I am thinking of staying in the city which I have never done. I have checked out hotels which are either too pricey and/or not located where I want to be. I will check into airbnb as I have used them in the past with good results. Thanks for mentioning this in your post.

Living near the train line to NYC from Connecticut and retired gives me many opportunities to visit all the wonderful places in NYC that I couldn't do while working because of time limits. Not a problem anymore!

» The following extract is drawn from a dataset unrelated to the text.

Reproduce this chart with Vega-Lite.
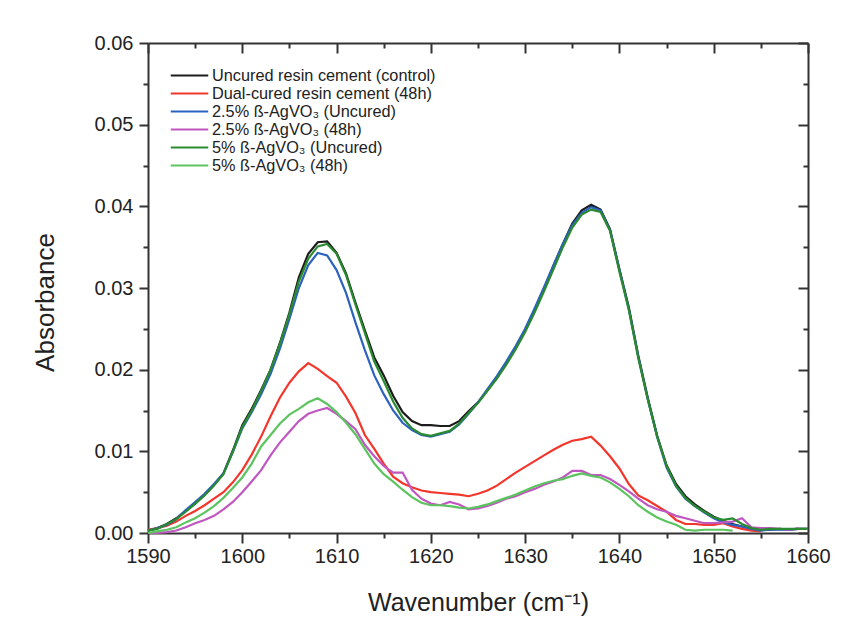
{
  "$schema": "https://vega.github.io/schema/vega-lite/v6.json",
  "width": 660,
  "height": 490,
  "autosize": {"type": "none"},
  "padding": {"left": 148, "top": 43, "right": 58, "bottom": 96},
  "background": "white",
  "config": {
    "view": {"stroke": null},
    "font": "Liberation Sans",
    "axis": {"grid": false, "labelFlush": false, "domainColor": "#333", "domainWidth": 2, "tickColor": "#333", "tickWidth": 2, "labelColor": "#222", "titleColor": "#222", "labelFont": "Liberation Sans", "titleFont": "Liberation Sans", "titleFontWeight": "normal"},
    "legend": {"labelFont": "Liberation Sans"}
  },
  "data": {"values": [
    {"w":1590,"k":0.0003,"r":0.0004,"b":0.0003,"m":0.0000,"g":0.0003,"l":0.0000},
    {"w":1591,"k":0.0006,"r":0.0006,"b":0.0006,"m":0.0000,"g":0.0005,"l":0.0002},
    {"w":1592,"k":0.0011,"r":0.0009,"b":0.0010,"m":0.0001,"g":0.0011,"l":0.0004},
    {"w":1593,"k":0.0018,"r":0.0014,"b":0.0017,"m":0.0003,"g":0.0017,"l":0.0007},
    {"w":1594,"k":0.0027,"r":0.0021,"b":0.0028,"m":0.0007,"g":0.0026,"l":0.0013},
    {"w":1595,"k":0.0036,"r":0.0027,"b":0.0038,"m":0.0012,"g":0.0036,"l":0.0018},
    {"w":1596,"k":0.0047,"r":0.0034,"b":0.0048,"m":0.0016,"g":0.0046,"l":0.0025},
    {"w":1597,"k":0.0059,"r":0.0042,"b":0.0060,"m":0.0021,"g":0.0058,"l":0.0033},
    {"w":1598,"k":0.0073,"r":0.0050,"b":0.0073,"m":0.0029,"g":0.0072,"l":0.0043},
    {"w":1599,"k":0.0101,"r":0.0062,"b":0.0099,"m":0.0038,"g":0.0100,"l":0.0055},
    {"w":1600,"k":0.0132,"r":0.0077,"b":0.0128,"m":0.0050,"g":0.0130,"l":0.0068},
    {"w":1601,"k":0.0152,"r":0.0096,"b":0.0148,"m":0.0063,"g":0.0150,"l":0.0085},
    {"w":1602,"k":0.0175,"r":0.0118,"b":0.0170,"m":0.0077,"g":0.0174,"l":0.0106},
    {"w":1603,"k":0.0200,"r":0.0143,"b":0.0195,"m":0.0095,"g":0.0200,"l":0.0120},
    {"w":1604,"k":0.0233,"r":0.0166,"b":0.0226,"m":0.0111,"g":0.0232,"l":0.0134},
    {"w":1605,"k":0.0270,"r":0.0184,"b":0.0262,"m":0.0124,"g":0.0268,"l":0.0145},
    {"w":1606,"k":0.0313,"r":0.0198,"b":0.0300,"m":0.0137,"g":0.0308,"l":0.0152},
    {"w":1607,"k":0.0342,"r":0.0208,"b":0.0328,"m":0.0146,"g":0.0336,"l":0.0160},
    {"w":1608,"k":0.0356,"r":0.0201,"b":0.0343,"m":0.0150,"g":0.0351,"l":0.0165},
    {"w":1609,"k":0.0357,"r":0.0192,"b":0.0340,"m":0.0153,"g":0.0354,"l":0.0158},
    {"w":1610,"k":0.0343,"r":0.0184,"b":0.0322,"m":0.0146,"g":0.0342,"l":0.0148},
    {"w":1611,"k":0.0318,"r":0.0167,"b":0.0294,"m":0.0137,"g":0.0316,"l":0.0135},
    {"w":1612,"k":0.0282,"r":0.0147,"b":0.0258,"m":0.0127,"g":0.0280,"l":0.0121},
    {"w":1613,"k":0.0248,"r":0.0120,"b":0.0224,"m":0.0108,"g":0.0245,"l":0.0103},
    {"w":1614,"k":0.0215,"r":0.0103,"b":0.0193,"m":0.0094,"g":0.0210,"l":0.0085},
    {"w":1615,"k":0.0193,"r":0.0085,"b":0.0170,"m":0.0082,"g":0.0186,"l":0.0072},
    {"w":1616,"k":0.0168,"r":0.0069,"b":0.0150,"m":0.0074,"g":0.0161,"l":0.0063},
    {"w":1617,"k":0.0148,"r":0.0061,"b":0.0135,"m":0.0074,"g":0.0141,"l":0.0053},
    {"w":1618,"k":0.0137,"r":0.0056,"b":0.0126,"m":0.0053,"g":0.0128,"l":0.0044},
    {"w":1619,"k":0.0132,"r":0.0052,"b":0.0120,"m":0.0042,"g":0.0121,"l":0.0037},
    {"w":1620,"k":0.0132,"r":0.0050,"b":0.0118,"m":0.0036,"g":0.0119,"l":0.0034},
    {"w":1621,"k":0.0131,"r":0.0049,"b":0.0121,"m":0.0034,"g":0.0122,"l":0.0034},
    {"w":1622,"k":0.0131,"r":0.0048,"b":0.0124,"m":0.0038,"g":0.0125,"l":0.0033},
    {"w":1623,"k":0.0137,"r":0.0047,"b":0.0133,"m":0.0035,"g":0.0134,"l":0.0031},
    {"w":1624,"k":0.0149,"r":0.0045,"b":0.0146,"m":0.0029,"g":0.0147,"l":0.0030},
    {"w":1625,"k":0.0160,"r":0.0048,"b":0.0160,"m":0.0030,"g":0.0159,"l":0.0032},
    {"w":1626,"k":0.0175,"r":0.0052,"b":0.0176,"m":0.0033,"g":0.0174,"l":0.0035},
    {"w":1627,"k":0.0190,"r":0.0058,"b":0.0192,"m":0.0037,"g":0.0189,"l":0.0039},
    {"w":1628,"k":0.0208,"r":0.0066,"b":0.0210,"m":0.0042,"g":0.0206,"l":0.0043},
    {"w":1629,"k":0.0227,"r":0.0074,"b":0.0229,"m":0.0045,"g":0.0225,"l":0.0047},
    {"w":1630,"k":0.0249,"r":0.0081,"b":0.0250,"m":0.0050,"g":0.0246,"l":0.0052},
    {"w":1631,"k":0.0273,"r":0.0088,"b":0.0275,"m":0.0054,"g":0.0270,"l":0.0057},
    {"w":1632,"k":0.0299,"r":0.0095,"b":0.0301,"m":0.0059,"g":0.0296,"l":0.0061},
    {"w":1633,"k":0.0327,"r":0.0102,"b":0.0328,"m":0.0063,"g":0.0323,"l":0.0064},
    {"w":1634,"k":0.0354,"r":0.0108,"b":0.0354,"m":0.0068,"g":0.0350,"l":0.0066},
    {"w":1635,"k":0.0379,"r":0.0113,"b":0.0377,"m":0.0076,"g":0.0374,"l":0.0070},
    {"w":1636,"k":0.0395,"r":0.0115,"b":0.0392,"m":0.0076,"g":0.0390,"l":0.0073},
    {"w":1637,"k":0.0402,"r":0.0118,"b":0.0399,"m":0.0071,"g":0.0396,"l":0.0070},
    {"w":1638,"k":0.0396,"r":0.0107,"b":0.0395,"m":0.0071,"g":0.0393,"l":0.0068},
    {"w":1639,"k":0.0372,"r":0.0094,"b":0.0371,"m":0.0066,"g":0.0370,"l":0.0062},
    {"w":1640,"k":0.0323,"r":0.0079,"b":0.0322,"m":0.0059,"g":0.0320,"l":0.0054},
    {"w":1641,"k":0.0276,"r":0.0060,"b":0.0274,"m":0.0051,"g":0.0273,"l":0.0045},
    {"w":1642,"k":0.0217,"r":0.0046,"b":0.0216,"m":0.0042,"g":0.0214,"l":0.0034},
    {"w":1643,"k":0.0166,"r":0.0040,"b":0.0164,"m":0.0034,"g":0.0164,"l":0.0026},
    {"w":1644,"k":0.0119,"r":0.0033,"b":0.0118,"m":0.0029,"g":0.0118,"l":0.0019},
    {"w":1645,"k":0.0083,"r":0.0026,"b":0.0080,"m":0.0026,"g":0.0082,"l":0.0014},
    {"w":1646,"k":0.0060,"r":0.0016,"b":0.0057,"m":0.0021,"g":0.0058,"l":0.0010},
    {"w":1647,"k":0.0045,"r":0.0011,"b":0.0042,"m":0.0018,"g":0.0043,"l":0.0004},
    {"w":1648,"k":0.0035,"r":0.0011,"b":0.0033,"m":0.0015,"g":0.0033,"l":0.0003},
    {"w":1649,"k":0.0027,"r":0.0010,"b":0.0025,"m":0.0012,"g":0.0026,"l":0.0004},
    {"w":1650,"k":0.0020,"r":0.0010,"b":0.0018,"m":0.0012,"g":0.0019,"l":0.0004},
    {"w":1651,"k":0.0015,"r":0.0012,"b":0.0013,"m":0.0013,"g":0.0016,"l":0.0004},
    {"w":1652,"k":0.0011,"r":0.0008,"b":0.0010,"m":0.0014,"g":0.0018,"l":0.0003},
    {"w":1653,"k":0.0008,"r":0.0005,"b":0.0008,"m":0.0018,"g":0.0011},
    {"w":1654,"k":0.0005,"r":0.0003,"b":0.0005,"m":0.0007,"g":0.0006},
    {"w":1655,"k":0.0004,"r":0.0002,"b":0.0003,"m":0.0006,"g":0.0004},
    {"w":1656,"k":0.0004,"b":0.0004,"m":0.0006,"g":0.0005},
    {"w":1657,"k":0.0005,"b":0.0004,"m":0.0005,"g":0.0005},
    {"w":1658,"k":0.0004,"b":0.0004,"m":0.0004,"g":0.0005},
    {"w":1659,"k":0.0005,"b":0.0005,"m":0.0006,"g":0.0005},
    {"w":1660,"k":0.0005,"b":0.0005,"g":0.0005}
  ]},
  "transform": [{"fold": ["k", "r", "b", "m", "g", "l"], "as": ["s", "a"]}],
  "layer": [
    {
      "mark": {"type": "line", "strokeWidth": 2.2},
      "encoding": {
        "x": {"field": "w", "type": "quantitative", "scale": {"domain": [1590, 1660], "nice": false, "zero": false},
          "axis": {"orient": "bottom", "values": [1590, 1600, 1610, 1620, 1630, 1640, 1650, 1660], "format": "d", "tickSize": 10, "labelPadding": 3, "labelFontSize": 20, "title": "Wavenumber (cm⁻¹)", "titleFontSize": 25, "titlePadding": 24}},
        "y": {"field": "a", "type": "quantitative", "scale": {"domain": [0, 0.06], "nice": false, "zero": false},
          "axis": {"orient": "left", "values": [0, 0.01, 0.02, 0.03, 0.04, 0.05, 0.06], "format": ".2f", "tickSize": 9, "labelPadding": 6, "labelFontSize": 20, "title": "Absorbance", "titleFontSize": 26, "titlePadding": 36, "titleY": 259}},
        "color": {"field": "s", "type": "nominal",
          "scale": {"domain": ["k", "r", "b", "m", "g", "l"], "range": ["#1c1c1c", "#f2362b", "#2c62bf", "#c057c0", "#2a8a30", "#5cc45e"]},
          "legend": {"orient": "none", "legendX": 33, "legendY": 24, "title": null, "padding": 0,
            "symbolType": "M-2.5,0H2.5", "symbolSize": 225, "symbolStrokeWidth": 2,
            "labelFontSize": 16.3, "labelOffset": 14, "rowPadding": 1, "labelColor": "#222", "labelLimit": 500,
            "labelExpr": "datum.value == 'k' ? 'Uncured resin cement (control)' : datum.value == 'r' ? 'Dual-cured resin cement (48h)' : datum.value == 'b' ? '2.5% ß-AgVO₃ (Uncured)' : datum.value == 'm' ? '2.5% ß-AgVO₃ (48h)' : datum.value == 'g' ? '5% ß-AgVO₃ (Uncured)' : '5% ß-AgVO₃ (48h)'"}}
      }
    },
    {
      "mark": {"type": "line", "strokeOpacity": 0},
      "encoding": {
        "x": {"field": "w", "type": "quantitative", "scale": {"domain": [1590, 1660], "nice": false, "zero": false}, "axis": {"orient": "bottom", "values": [1595, 1605, 1615, 1625, 1635, 1645, 1655], "tickSize": 5, "labels": false, "domain": false, "title": null}},
        "y": {"field": "a", "type": "quantitative", "scale": {"domain": [0, 0.06], "nice": false, "zero": false}, "axis": {"orient": "left", "values": [0.005, 0.015, 0.025, 0.035, 0.045, 0.055], "tickSize": 5, "labels": false, "domain": false, "title": null}}
      }
    },
    {
      "mark": {"type": "line", "strokeOpacity": 0},
      "encoding": {
        "x": {"field": "w", "type": "quantitative", "scale": {"domain": [1590, 1660], "nice": false, "zero": false}, "axis": {"orient": "top", "values": [1590, 1600, 1610, 1620, 1630, 1640, 1650, 1660], "tickSize": -10, "labels": false, "title": null}},
        "y": {"field": "a", "type": "quantitative", "scale": {"domain": [0, 0.06], "nice": false, "zero": false}, "axis": {"orient": "right", "values": [0, 0.01, 0.02, 0.03, 0.04, 0.05, 0.06], "tickSize": -10, "labels": false, "title": null}}
      }
    },
    {
      "mark": {"type": "line", "strokeOpacity": 0},
      "encoding": {
        "x": {"field": "w", "type": "quantitative", "scale": {"domain": [1590, 1660], "nice": false, "zero": false}, "axis": {"orient": "top", "values": [1595, 1605, 1615, 1625, 1635, 1645, 1655], "tickSize": -5, "labels": false, "domain": false, "title": null}},
        "y": {"field": "a", "type": "quantitative", "scale": {"domain": [0, 0.06], "nice": false, "zero": false}, "axis": {"orient": "right", "values": [0.005, 0.015, 0.025, 0.035, 0.045, 0.055], "tickSize": -5, "labels": false, "domain": false, "title": null}}
      }
    }
  ],
  "resolve": {"axis": {"x": "independent", "y": "independent"}}
}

Also, I will be visiting the American Museum of Natural History. They have a new exhibit called Our Senses and I want to visit the Butterfly Conservatory before it ends.

Anonymous said...

I am thrilled with the freedom that retirement has given us. We can make last minute plans... or choose to do nothing - whatever we want. And, I love the discounts. We aren't old enough to take advantage of them all, but we certainly do what we can. (Although, we were recently given a 10% "senior discount" at a local restaurant without asking... I was a little put off about that :) .)

Meryl Baer said...

I love visiting New York City. And yes it is wonderful to be a free retiree!

Anonymous said...

Nice photos. I was last in NYC in 1997 for a week. We had a good time.

Sue from Sizzling Towards 60 & Beyond said...

I love the different styles of art between Michaelangelo and Hockney. Loved the shot of the skyline across the lake. We were in NYC November 3 years ago so thanks for the memories.
Sue from Sizzling Towards 60 & Beyond

Rebecca Olkowski said...

I loved going to the Metropolitan Museum when I was in New York. (It's been a long while) Don't you just love those senior discounts?

Anonymous said...

Visiting nycas I read your blog entry. We visit 2-3 times a year as my son lives here. We were caught in the terrorist incident by port author but nothing seems to bother New Yorkers! After a few hours it was business as usual. So we went to see the Michaelangelo exhibit as well as the Hockney. Both terrific. But I have to say the older I get the less I like coming into Manhattan. Just too difficult , crowded and a bit cold to walk all around which is what we usually try to do. Can’t wait to go home! Ellen

Jennifer (UnfoldAndBegin) said...

Love the picture of the NYC skyline across the lake. It's been a couple of years since I've taken the train into the city. You've inspired me to do it again soon.